I've merged #147 with a tweak to leave amongs with functions as non-static, which gets us most of the benefit of that change without breaking Finnish, etc.

Turnerj commented 3 years ago

Thanks for the fix for #147 - makes sense to do what you've done. 🙂

I had an idea for the C stemmer to try generating nested switch statements for among, which I've seen used effectively elsewhere. I don't have a useful patch yet, but this would probably work for C# too, and would mean the among tables would be replaced by generated code at the call site and the Among class wouldn't exist.

That would be pretty clever if you work out how to do it and yeah, I don't see why that wouldn't work for C# too.

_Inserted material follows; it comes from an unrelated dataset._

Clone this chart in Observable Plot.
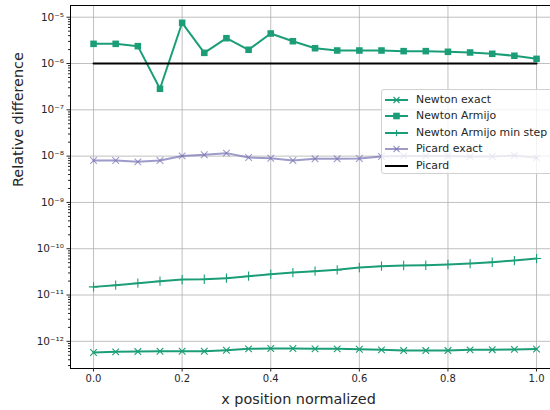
<!DOCTYPE html>
<html><head><meta charset="utf-8">
<script src="https://cdn.jsdelivr.net/npm/d3@7"></script>
<script src="https://cdn.jsdelivr.net/npm/@observablehq/plot@0.6"></script>
<style>
body{margin:0;background:#fff;font-family:"DejaVu Sans",sans-serif;}
#wrap{position:relative;width:550px;height:410px;overflow:hidden;}
#legend{position:absolute;left:381px;top:89px;width:190px;height:85px;background:rgba(255,255,255,0.8);border:1px solid #d0d0d0;border-radius:3px;box-sizing:border-box;}
#legend .row{position:absolute;left:0;height:16px;display:flex;align-items:center;}
#legend .row span{position:absolute;left:34px;font-size:10.9px;color:#262626;white-space:nowrap;line-height:16px;}
</style></head><body><div id="wrap"></div>
<script>
const xPos = [0,0.05,0.1,0.15,0.2,0.25,0.3,0.35,0.4,0.45,0.5,0.55,0.6,0.65,0.7,0.75,0.8,0.85,0.9,0.95,1.0];
const newtonExact = [5.73e-13,5.93e-13,6.02e-13,6.11e-13,6.11e-13,6.11e-13,6.42e-13,6.89e-13,6.99e-13,6.99e-13,6.89e-13,6.89e-13,6.75e-13,6.55e-13,6.32e-13,6.32e-13,6.32e-13,6.55e-13,6.6e-13,6.7e-13,6.8e-13];
const newtonArmijo = [2.66e-6,2.66e-6,2.37e-6,2.85e-7,7.57e-6,1.70e-6,3.52e-6,1.98e-6,4.45e-6,3.03e-6,2.14e-6,1.91e-6,1.91e-6,1.91e-6,1.85e-6,1.85e-6,1.79e-6,1.73e-6,1.62e-6,1.47e-6,1.26e-6];
const newtonArmijoMinStep = [1.50e-11,1.63e-11,1.80e-11,1.99e-11,2.16e-11,2.19e-11,2.31e-11,2.55e-11,2.81e-11,3.06e-11,3.27e-11,3.50e-11,3.93e-11,4.19e-11,4.34e-11,4.40e-11,4.56e-11,4.79e-11,5.11e-11,5.56e-11,6.14e-11];
const picardExact = [8.04e-9,8.04e-9,7.53e-9,8.04e-9,1.01e-8,1.07e-8,1.16e-8,9.33e-9,9.0e-9,8.04e-9,8.75e-9,8.75e-9,8.88e-9,9.8e-9,1.01e-8,1.01e-8,1.01e-8,9.8e-9,9.8e-9,1.03e-8,9.19e-9];
const picard = [1e-6,1e-6,1e-6,1e-6,1e-6,1e-6,1e-6,1e-6,1e-6,1e-6,1e-6,1e-6,1e-6,1e-6,1e-6,1e-6,1e-6,1e-6,1e-6,1e-6,1e-6];
const seriesNames = ["Newton exact","Newton Armijo","Newton Armijo min step","Picard exact","Picard"];
const xTicks = [0,0.2,0.4,0.6,0.8,1.0];
const yTicks = [1e-12,1e-11,1e-10,1e-9,1e-8,1e-7,1e-6,1e-5];
const xDomain = [-0.052, 1.0315];
const yDomain = [2.59e-13, 1.79e-5];
const xLabel = "x position normalized";
const yLabel = "Relative difference";

const styles = [
  {values:newtonExact, color:"#1b9e77", op:1, symbol:"times"},
  {values:newtonArmijo, color:"#1b9e77", op:1, symbol:"square"},
  {values:newtonArmijoMinStep, color:"#1b9e77", op:1, symbol:"plus"},
  {values:picardExact, color:"#7570b3", op:0.7, symbol:"times"},
  {values:picard, color:"#000000", op:1, symbol:null}
];
const sup = {"-":"\u207B","0":"\u2070","1":"\u00B9","2":"\u00B2","3":"\u00B3","4":"\u2074","5":"\u2075","6":"\u2076","7":"\u2077","8":"\u2078","9":"\u2079"};
const fmtPow = d => "10" + String(Math.round(Math.log10(d))).split("").map(c => sup[c]).join("");
const minorY = [];
for (let e = -13; e <= -5; e++) for (let m = 2; m <= 9; m++) { const v = m * Math.pow(10, e); if (v > yDomain[0] && v < yDomain[1]) minorY.push(v); }

const marks = [
  Plot.gridX(xTicks, {stroke:"#b0b0b0", strokeOpacity:0.8, strokeWidth:1}),
  Plot.gridY(yTicks, {stroke:"#b0b0b0", strokeOpacity:0.8, strokeWidth:1}),
];
styles.forEach((s, k) => {
  const data = xPos.map((x, i) => ({x, y: s.values[i], name: seriesNames[k]}));
  marks.push(Plot.line(data, {x:"x", y:"y", stroke:s.color, strokeOpacity:s.op, strokeWidth:2}));
  if (s.symbol === "square") marks.push(Plot.dot(data, {x:"x", y:"y", symbol:"square", fill:s.color, fillOpacity:s.op, r:3.7}));
  else if (s.symbol) marks.push(Plot.dot(data, {x:"x", y:"y", symbol:s.symbol, stroke:s.color, strokeOpacity:s.op, strokeWidth:1.1, r:3.1}));
});
marks.push(
  Plot.ruleX([xDomain[0]], {stroke:"#000", strokeWidth:1}),
  Plot.ruleY([yDomain[0], yDomain[1]], {stroke:"#000", strokeWidth:1}),
  Plot.axisX({ticks:xTicks, tickFormat:d3.format(".1f"), tickSize:3.5, tickPadding:3, fontSize:10, label:null, color:"#262626"}),
  Plot.axisY({ticks:yTicks, tickFormat:fmtPow, tickSize:3.5, tickPadding:3, fontSize:10.5, label:null, color:"#262626"}),
  Plot.axisY({ticks:minorY, tickFormat:() => "", tickSize:2, label:null, color:"#262626"}),
  Plot.text([xLabel], {frameAnchor:"bottom", dy:31, dx:-12, fontSize:14.4, fill:"#262626", lineAnchor:"middle"}),
  Plot.text([yLabel], {frameAnchor:"left", dx:-52, rotate:-90, fontSize:14.4, fill:"#262626", lineAnchor:"middle"})
);

const chart = Plot.plot({
  width:550, height:410,
  marginTop:5, marginBottom:42, marginLeft:70, marginRight:0,
  style:{fontFamily:"DejaVu Sans", background:"#fff", overflow:"visible"},
  x:{domain:xDomain},
  y:{type:"log", domain:yDomain},
  marks
});
const wrap = document.getElementById("wrap");
wrap.appendChild(chart);

// legend
const leg = document.createElement("div");
leg.id = "legend";
const ns = "http://www.w3.org/2000/svg";
seriesNames.forEach((name, k) => {
  const s = styles[k];
  const row = document.createElement("div");
  row.className = "row";
  row.style.top = (2 + k * 16.4) + "px";
  const svg = document.createElementNS(ns, "svg");
  svg.setAttribute("width", 30); svg.setAttribute("height", 16);
  let h = `<line x1="3" x2="26" y1="8" y2="8" stroke="${s.color}" stroke-opacity="${s.op}" stroke-width="2"/>`;
  if (s.symbol === "square") h += `<rect x="11.2" y="4.7" width="6.6" height="6.6" fill="${s.color}"/>`;
  if (s.symbol === "times") h += `<path d="M11.5,5L17.5,11M11.5,11L17.5,5" stroke="${s.color}" stroke-opacity="${s.op}" stroke-width="1.1"/>`;
  if (s.symbol === "plus") h += `<path d="M14.5,4.8V11.2" stroke="${s.color}" stroke-width="1.1"/>`;
  svg.innerHTML = h;
  row.appendChild(svg);
  const t = document.createElement("span");
  t.textContent = name;
  row.appendChild(t);
  leg.appendChild(row);
});
wrap.appendChild(leg);
</script></body></html>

Might have a look at other optimizations we can do for C#, potentially relating to using nested switch statements - just need to get a bit more of a feel for the data structure of the generator. May need to change some of the Stemmer.cs private methods with some ideas I have. Hopefully with each step like this, we can make it more thread safe while also making it even faster.

ojwb commented 2 months ago

FYI: Snowball's Java generator was recently updated to use a char[] buffer to reduce string allocations and overhead: #195

That might be useful to look at as inspiration for implementing some of the changes discussed above. In particular, as well as providing the existing method to return the result as a string, the underlying buffer can be obtained by the caller instead, which avoids overhead there if they don't particularly want it as a string.